### EXERCISE DATA
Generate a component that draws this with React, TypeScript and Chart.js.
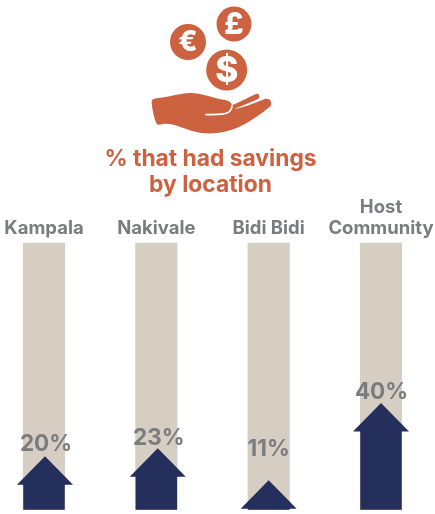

--

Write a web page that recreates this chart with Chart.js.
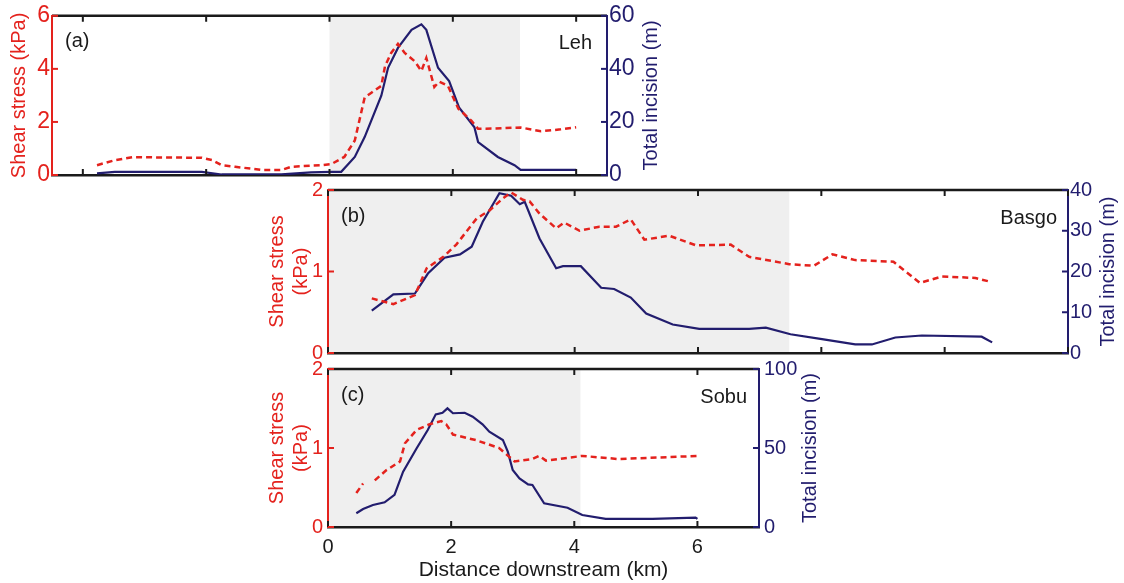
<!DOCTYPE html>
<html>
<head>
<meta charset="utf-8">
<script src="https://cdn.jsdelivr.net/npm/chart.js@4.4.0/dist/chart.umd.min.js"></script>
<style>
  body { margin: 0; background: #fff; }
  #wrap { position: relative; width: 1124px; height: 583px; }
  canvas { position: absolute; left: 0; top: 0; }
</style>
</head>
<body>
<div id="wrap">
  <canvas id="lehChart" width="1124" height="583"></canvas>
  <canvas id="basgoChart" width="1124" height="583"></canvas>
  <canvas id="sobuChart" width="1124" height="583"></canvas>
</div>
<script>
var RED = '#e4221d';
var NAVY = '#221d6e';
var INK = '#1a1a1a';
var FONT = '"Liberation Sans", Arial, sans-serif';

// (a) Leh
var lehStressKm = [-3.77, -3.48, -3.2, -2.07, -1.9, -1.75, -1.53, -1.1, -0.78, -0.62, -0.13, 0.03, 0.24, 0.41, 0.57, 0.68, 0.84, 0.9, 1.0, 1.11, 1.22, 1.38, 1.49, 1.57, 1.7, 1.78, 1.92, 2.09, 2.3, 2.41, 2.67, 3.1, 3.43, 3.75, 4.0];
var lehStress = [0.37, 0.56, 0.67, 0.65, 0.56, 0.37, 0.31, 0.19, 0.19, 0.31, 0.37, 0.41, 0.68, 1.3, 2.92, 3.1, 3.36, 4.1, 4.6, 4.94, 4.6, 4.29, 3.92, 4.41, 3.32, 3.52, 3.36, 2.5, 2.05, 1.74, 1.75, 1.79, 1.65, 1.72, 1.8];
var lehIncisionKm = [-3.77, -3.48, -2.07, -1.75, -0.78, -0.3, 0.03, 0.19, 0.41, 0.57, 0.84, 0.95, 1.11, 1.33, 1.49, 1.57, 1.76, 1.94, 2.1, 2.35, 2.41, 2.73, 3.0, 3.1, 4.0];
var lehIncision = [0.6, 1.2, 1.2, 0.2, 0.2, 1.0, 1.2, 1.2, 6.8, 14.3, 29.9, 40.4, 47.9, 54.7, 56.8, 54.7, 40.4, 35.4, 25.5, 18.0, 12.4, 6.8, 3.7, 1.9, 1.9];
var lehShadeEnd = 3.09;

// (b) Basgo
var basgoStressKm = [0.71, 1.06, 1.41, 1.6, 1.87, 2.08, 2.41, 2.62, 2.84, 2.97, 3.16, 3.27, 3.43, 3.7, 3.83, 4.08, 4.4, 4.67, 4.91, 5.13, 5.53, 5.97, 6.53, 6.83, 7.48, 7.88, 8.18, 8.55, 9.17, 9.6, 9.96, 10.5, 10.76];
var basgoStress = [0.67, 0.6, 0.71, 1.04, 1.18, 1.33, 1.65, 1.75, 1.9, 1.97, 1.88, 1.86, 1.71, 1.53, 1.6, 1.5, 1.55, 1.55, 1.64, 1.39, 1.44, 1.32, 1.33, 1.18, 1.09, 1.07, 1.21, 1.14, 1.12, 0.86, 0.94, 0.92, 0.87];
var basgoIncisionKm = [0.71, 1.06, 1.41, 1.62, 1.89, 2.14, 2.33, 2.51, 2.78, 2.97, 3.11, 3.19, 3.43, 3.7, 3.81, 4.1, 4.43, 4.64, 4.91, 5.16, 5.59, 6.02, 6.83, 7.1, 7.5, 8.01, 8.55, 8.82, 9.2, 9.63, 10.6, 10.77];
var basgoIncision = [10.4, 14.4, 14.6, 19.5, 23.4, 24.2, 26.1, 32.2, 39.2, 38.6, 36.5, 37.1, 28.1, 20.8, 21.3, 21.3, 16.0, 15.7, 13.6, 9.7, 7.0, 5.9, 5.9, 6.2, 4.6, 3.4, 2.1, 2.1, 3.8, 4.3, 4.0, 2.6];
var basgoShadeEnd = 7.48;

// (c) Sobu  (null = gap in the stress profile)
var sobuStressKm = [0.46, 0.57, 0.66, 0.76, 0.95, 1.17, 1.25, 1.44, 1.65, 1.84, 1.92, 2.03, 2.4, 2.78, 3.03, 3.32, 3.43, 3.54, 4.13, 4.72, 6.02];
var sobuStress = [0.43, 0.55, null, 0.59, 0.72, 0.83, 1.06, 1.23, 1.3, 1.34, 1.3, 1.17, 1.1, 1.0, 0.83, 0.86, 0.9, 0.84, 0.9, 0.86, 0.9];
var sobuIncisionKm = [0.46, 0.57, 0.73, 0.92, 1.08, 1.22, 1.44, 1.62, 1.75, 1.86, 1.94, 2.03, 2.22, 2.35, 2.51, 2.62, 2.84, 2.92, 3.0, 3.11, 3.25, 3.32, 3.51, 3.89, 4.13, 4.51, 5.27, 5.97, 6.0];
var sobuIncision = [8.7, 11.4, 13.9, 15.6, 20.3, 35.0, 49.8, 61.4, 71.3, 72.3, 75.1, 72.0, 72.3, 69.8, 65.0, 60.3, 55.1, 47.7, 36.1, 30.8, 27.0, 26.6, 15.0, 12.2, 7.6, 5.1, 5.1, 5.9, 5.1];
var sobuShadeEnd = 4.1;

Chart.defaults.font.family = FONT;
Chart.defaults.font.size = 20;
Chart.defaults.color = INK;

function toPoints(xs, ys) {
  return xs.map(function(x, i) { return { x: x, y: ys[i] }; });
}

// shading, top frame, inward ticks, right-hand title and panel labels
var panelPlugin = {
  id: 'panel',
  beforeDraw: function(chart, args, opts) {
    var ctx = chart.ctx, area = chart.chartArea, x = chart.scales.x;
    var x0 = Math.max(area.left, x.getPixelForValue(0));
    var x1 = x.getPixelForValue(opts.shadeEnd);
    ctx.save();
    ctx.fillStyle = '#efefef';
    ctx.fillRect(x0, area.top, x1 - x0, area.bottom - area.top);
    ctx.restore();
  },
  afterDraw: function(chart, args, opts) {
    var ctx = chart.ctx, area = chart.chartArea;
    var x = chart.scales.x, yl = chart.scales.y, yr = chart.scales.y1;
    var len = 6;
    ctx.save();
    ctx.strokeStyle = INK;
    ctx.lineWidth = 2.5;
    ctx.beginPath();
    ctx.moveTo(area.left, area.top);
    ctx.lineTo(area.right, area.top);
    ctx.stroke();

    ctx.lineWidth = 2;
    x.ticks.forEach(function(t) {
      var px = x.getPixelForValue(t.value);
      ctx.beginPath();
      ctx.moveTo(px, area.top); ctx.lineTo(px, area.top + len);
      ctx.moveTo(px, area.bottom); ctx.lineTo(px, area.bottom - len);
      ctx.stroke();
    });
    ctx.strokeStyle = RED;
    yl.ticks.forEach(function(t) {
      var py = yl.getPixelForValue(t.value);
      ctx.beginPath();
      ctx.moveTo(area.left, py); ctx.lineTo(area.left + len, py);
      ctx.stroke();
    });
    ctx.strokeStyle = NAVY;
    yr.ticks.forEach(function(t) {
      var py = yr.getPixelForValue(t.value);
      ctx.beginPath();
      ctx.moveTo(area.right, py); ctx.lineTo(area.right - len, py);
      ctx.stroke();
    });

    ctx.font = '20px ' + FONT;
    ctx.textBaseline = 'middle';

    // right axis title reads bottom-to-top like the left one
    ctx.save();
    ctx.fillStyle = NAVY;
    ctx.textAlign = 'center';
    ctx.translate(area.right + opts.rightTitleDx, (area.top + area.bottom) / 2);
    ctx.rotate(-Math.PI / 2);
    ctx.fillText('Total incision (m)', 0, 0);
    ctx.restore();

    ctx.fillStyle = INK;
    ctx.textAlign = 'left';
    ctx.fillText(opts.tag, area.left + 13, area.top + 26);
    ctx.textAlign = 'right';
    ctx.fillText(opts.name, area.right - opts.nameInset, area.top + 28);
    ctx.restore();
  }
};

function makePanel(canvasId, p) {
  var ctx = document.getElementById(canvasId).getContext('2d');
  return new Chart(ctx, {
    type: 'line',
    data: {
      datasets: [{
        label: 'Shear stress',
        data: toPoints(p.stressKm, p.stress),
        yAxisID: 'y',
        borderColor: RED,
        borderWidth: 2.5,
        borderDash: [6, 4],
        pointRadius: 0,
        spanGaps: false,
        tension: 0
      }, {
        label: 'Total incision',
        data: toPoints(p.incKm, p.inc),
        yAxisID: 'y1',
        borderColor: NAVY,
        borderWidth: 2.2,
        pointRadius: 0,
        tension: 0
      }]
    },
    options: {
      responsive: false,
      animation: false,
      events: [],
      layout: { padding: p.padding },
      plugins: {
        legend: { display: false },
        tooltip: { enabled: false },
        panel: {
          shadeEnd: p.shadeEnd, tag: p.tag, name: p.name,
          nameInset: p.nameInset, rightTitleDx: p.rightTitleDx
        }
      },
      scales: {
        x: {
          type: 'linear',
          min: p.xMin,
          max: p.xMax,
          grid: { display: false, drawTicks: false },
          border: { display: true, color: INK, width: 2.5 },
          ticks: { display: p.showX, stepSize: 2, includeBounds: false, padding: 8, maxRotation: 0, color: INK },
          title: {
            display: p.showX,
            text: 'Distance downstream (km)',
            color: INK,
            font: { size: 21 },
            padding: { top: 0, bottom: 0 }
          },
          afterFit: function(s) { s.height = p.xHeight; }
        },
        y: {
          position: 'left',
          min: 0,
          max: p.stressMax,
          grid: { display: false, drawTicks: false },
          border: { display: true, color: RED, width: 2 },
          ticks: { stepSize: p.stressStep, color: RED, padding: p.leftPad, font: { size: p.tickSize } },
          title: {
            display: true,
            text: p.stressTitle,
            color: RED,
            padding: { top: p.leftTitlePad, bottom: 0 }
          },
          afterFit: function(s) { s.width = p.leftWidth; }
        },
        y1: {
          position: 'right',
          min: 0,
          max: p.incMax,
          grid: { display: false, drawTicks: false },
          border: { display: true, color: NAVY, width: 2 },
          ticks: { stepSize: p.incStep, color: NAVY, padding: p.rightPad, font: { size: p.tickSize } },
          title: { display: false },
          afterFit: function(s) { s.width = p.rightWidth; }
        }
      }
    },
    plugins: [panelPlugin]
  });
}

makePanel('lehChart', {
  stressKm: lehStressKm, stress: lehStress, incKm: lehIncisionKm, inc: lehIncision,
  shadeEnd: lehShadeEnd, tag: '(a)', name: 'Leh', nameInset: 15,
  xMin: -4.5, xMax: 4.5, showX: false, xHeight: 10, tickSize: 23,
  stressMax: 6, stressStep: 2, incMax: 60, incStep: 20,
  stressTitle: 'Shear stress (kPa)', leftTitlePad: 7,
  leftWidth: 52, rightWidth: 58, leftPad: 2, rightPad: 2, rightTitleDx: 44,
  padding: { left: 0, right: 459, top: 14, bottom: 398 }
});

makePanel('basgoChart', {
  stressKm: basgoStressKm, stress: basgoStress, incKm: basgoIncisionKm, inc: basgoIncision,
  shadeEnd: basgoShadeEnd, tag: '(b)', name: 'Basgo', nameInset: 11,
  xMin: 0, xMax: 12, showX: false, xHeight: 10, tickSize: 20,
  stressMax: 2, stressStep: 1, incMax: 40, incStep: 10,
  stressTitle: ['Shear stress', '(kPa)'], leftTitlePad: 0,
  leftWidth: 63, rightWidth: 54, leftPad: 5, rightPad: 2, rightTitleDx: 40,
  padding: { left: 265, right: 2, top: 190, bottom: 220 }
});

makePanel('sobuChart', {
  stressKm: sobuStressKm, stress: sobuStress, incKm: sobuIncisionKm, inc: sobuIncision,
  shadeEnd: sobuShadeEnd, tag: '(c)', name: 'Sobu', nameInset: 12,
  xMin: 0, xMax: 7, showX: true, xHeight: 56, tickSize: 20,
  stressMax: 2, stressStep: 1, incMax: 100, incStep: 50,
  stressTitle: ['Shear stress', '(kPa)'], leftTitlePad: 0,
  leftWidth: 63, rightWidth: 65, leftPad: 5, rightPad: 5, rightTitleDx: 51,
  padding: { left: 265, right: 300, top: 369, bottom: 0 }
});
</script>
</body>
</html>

### PROMPT
Out of the preceding entries, pull every line containing the string "this".

### ANSWER TO THE TASK
Generate a component that draws this with React, TypeScript and Chart.js.
Write a web page that recreates this chart with Chart.js.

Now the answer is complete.